** Data for this exercise **
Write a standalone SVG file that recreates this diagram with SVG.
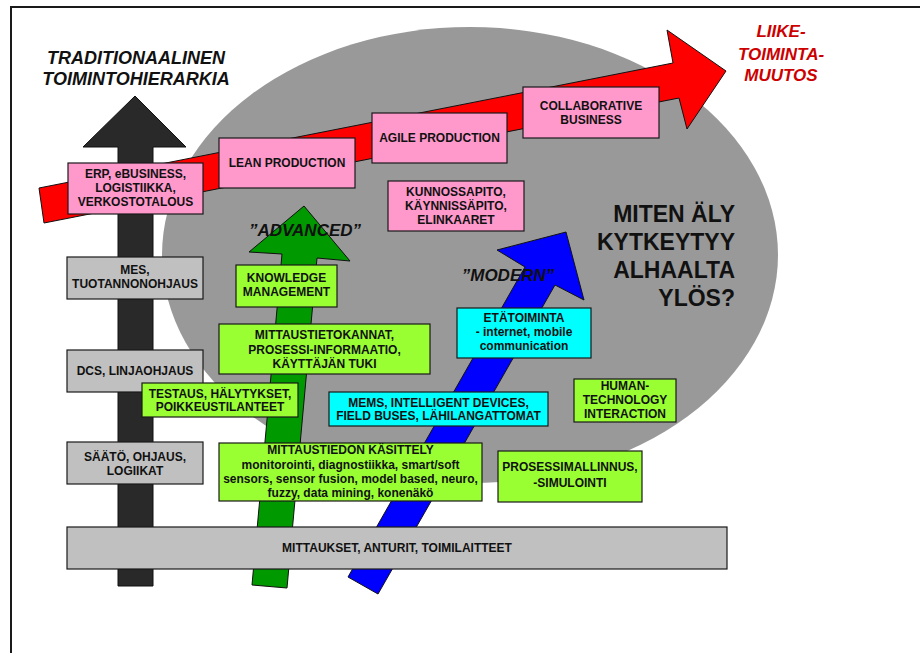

==

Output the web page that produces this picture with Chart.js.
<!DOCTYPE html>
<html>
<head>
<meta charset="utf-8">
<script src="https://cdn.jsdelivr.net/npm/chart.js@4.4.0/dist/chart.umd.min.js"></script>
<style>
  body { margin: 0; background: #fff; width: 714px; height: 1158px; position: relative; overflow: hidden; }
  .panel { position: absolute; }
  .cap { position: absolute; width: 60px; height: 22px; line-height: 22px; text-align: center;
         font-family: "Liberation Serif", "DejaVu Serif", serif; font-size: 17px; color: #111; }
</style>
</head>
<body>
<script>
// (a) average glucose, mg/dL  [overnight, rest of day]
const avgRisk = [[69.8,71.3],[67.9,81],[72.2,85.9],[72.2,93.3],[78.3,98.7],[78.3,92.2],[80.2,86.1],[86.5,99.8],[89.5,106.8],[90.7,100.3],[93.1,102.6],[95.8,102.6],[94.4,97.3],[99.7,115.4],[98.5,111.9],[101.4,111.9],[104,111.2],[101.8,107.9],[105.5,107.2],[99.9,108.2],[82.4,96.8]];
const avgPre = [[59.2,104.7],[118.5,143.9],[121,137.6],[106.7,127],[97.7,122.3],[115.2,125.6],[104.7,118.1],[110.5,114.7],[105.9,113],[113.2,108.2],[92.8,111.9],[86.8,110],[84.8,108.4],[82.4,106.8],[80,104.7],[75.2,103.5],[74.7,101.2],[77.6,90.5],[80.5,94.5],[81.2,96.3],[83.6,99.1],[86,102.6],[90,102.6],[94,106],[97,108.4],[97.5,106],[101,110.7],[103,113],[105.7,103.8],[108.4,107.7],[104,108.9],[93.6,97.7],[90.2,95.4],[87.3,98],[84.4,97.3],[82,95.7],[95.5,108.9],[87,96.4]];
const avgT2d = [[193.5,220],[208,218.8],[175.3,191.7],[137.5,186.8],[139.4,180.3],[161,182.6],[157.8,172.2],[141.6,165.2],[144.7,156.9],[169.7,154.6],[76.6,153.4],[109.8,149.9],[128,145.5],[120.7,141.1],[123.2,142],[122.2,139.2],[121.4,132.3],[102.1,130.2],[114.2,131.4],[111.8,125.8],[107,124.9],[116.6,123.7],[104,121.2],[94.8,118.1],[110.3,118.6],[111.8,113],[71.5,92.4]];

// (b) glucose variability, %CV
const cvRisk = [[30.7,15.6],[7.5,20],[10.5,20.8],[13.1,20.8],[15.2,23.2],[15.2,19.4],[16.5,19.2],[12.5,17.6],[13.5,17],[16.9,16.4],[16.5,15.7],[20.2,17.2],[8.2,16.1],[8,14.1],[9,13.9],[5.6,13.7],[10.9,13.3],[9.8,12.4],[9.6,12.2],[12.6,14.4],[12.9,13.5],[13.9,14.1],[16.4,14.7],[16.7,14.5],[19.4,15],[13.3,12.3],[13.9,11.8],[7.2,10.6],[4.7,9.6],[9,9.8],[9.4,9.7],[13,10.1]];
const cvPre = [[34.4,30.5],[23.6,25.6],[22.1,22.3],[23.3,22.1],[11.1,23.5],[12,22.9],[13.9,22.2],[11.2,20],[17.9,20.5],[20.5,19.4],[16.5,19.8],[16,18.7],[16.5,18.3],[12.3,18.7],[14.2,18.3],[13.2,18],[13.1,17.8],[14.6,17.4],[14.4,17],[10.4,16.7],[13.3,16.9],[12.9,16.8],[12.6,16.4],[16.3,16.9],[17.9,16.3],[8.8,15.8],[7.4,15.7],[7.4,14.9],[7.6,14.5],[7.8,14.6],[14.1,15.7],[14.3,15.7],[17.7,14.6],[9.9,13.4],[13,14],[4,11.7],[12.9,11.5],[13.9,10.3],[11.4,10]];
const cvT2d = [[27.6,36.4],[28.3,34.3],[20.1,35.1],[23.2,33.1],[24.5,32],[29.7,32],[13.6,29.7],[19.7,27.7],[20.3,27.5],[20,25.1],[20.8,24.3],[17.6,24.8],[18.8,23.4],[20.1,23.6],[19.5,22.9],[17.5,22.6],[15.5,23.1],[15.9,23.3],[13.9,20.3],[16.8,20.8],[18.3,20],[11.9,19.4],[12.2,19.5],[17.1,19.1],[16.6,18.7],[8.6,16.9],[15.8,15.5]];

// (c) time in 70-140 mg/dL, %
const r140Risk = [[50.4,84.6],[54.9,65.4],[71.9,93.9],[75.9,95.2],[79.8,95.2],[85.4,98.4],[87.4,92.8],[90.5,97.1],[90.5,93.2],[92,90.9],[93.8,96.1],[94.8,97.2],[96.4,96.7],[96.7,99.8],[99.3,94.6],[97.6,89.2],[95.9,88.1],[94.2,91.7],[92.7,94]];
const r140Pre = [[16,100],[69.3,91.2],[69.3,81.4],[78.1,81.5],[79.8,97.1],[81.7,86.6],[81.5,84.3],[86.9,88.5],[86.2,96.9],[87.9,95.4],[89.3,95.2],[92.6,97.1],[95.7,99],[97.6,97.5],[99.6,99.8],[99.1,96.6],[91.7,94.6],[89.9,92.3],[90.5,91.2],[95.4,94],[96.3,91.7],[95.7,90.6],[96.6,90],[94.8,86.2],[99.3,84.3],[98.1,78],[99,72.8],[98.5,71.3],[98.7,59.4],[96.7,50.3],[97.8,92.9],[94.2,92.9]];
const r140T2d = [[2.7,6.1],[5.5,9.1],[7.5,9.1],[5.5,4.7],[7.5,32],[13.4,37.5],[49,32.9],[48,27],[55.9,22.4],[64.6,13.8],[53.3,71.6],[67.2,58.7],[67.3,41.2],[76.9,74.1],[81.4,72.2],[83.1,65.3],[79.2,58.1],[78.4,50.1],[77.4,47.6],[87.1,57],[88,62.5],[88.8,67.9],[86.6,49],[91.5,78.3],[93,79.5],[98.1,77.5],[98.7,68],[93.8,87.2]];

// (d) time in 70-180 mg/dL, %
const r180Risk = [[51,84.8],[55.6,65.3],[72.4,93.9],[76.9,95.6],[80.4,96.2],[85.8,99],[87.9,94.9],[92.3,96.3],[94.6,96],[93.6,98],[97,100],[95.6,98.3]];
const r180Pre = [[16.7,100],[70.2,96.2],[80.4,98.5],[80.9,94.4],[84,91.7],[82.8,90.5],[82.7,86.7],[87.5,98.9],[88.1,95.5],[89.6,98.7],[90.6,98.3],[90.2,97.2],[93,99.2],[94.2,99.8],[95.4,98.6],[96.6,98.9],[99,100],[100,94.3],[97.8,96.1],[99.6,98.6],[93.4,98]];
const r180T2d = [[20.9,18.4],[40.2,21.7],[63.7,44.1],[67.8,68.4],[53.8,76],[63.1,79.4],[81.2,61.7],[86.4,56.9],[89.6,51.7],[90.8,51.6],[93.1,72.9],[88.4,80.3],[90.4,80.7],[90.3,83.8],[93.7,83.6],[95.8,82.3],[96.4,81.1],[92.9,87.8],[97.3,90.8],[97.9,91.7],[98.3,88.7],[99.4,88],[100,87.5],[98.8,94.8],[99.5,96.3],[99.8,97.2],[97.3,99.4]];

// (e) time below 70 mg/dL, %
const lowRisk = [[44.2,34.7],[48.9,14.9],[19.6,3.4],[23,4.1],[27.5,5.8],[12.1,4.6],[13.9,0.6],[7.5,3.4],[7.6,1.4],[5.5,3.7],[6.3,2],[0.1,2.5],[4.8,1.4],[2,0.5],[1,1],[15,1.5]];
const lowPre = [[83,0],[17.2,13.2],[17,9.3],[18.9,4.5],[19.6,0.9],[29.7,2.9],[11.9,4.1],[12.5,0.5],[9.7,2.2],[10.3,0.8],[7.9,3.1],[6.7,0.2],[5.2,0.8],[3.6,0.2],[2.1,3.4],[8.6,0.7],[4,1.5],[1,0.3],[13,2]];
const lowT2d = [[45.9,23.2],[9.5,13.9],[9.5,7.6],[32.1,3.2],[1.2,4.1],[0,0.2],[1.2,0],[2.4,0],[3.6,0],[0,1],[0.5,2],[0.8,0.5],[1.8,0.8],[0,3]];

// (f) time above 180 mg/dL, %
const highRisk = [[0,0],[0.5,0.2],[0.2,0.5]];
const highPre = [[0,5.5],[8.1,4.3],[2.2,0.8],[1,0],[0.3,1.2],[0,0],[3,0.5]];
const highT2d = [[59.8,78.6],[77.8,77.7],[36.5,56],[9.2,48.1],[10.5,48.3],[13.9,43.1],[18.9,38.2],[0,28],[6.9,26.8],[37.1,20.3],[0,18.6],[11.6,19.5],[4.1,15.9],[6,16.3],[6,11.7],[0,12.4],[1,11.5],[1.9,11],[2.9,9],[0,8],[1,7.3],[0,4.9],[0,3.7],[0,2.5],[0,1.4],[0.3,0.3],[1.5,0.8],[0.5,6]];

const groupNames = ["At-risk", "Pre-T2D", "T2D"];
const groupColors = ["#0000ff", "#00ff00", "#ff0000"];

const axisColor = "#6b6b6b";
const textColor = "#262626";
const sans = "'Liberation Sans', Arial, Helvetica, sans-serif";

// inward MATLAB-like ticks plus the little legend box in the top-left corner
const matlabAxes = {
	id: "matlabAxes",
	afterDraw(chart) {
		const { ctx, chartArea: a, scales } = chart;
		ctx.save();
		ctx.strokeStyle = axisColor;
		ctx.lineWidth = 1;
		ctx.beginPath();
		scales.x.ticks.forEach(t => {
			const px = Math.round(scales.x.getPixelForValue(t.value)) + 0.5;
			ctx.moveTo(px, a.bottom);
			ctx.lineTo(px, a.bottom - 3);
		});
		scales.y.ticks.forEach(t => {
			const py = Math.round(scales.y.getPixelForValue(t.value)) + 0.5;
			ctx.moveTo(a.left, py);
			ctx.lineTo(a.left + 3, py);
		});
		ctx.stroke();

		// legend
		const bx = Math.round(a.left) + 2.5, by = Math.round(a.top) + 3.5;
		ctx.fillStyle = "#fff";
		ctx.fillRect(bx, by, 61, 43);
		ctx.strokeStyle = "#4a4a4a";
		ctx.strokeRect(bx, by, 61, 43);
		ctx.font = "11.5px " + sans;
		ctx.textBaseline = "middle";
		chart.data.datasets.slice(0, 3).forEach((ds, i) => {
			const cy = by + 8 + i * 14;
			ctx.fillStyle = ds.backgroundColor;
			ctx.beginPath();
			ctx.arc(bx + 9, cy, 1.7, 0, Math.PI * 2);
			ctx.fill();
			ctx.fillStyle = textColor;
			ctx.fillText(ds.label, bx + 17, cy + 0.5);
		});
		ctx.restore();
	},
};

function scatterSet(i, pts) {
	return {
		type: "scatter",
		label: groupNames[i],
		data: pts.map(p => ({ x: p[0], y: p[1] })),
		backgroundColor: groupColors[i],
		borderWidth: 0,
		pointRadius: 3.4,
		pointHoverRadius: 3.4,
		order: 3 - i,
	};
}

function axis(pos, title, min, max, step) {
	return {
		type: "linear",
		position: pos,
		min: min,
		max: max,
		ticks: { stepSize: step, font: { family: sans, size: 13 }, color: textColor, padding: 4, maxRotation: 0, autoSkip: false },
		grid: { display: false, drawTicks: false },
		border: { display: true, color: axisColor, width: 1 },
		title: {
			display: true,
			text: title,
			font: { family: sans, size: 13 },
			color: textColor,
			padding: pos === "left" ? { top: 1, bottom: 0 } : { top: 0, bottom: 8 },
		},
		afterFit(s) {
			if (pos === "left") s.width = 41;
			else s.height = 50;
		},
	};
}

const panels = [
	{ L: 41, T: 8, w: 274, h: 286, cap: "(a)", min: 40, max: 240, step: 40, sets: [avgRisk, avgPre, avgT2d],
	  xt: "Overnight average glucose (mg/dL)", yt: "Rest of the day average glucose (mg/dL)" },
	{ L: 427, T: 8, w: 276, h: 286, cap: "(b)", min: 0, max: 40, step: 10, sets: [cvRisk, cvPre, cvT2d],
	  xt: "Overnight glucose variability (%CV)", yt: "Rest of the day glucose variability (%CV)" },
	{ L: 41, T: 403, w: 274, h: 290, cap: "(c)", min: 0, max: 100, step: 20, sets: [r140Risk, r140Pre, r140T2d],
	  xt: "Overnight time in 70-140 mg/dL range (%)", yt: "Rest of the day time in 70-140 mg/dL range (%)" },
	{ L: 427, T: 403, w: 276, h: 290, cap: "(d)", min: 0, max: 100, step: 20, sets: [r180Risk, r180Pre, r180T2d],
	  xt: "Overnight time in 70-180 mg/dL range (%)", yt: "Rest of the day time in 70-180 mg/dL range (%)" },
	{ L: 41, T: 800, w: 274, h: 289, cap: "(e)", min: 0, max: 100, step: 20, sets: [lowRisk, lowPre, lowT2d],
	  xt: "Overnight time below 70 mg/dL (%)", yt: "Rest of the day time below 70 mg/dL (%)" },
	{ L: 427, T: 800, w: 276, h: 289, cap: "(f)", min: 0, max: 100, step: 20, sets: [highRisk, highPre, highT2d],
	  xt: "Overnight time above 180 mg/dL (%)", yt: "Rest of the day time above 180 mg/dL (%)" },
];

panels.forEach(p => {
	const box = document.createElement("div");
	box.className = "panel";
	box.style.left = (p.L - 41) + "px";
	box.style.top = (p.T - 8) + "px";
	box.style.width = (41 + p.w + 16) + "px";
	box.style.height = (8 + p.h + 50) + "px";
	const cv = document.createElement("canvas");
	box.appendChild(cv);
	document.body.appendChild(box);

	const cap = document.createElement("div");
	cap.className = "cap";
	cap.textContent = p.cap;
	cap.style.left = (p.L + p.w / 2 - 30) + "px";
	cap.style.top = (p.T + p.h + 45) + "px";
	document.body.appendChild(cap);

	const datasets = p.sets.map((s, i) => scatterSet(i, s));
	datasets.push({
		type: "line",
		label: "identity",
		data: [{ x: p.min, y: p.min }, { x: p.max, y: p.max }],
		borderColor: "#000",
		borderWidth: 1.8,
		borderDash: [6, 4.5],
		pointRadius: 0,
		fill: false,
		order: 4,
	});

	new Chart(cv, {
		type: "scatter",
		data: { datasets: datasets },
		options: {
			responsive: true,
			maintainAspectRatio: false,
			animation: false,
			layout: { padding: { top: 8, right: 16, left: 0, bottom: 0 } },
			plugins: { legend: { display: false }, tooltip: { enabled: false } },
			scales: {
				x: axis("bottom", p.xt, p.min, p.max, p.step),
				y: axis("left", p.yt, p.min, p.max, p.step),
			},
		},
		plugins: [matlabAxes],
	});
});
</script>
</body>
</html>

** Written exercise **
Identify each line holding the string "with", and copy it out.

** Exercise output **
Write a standalone SVG file that recreates this diagram with SVG.
Output the web page that produces this picture with Chart.js.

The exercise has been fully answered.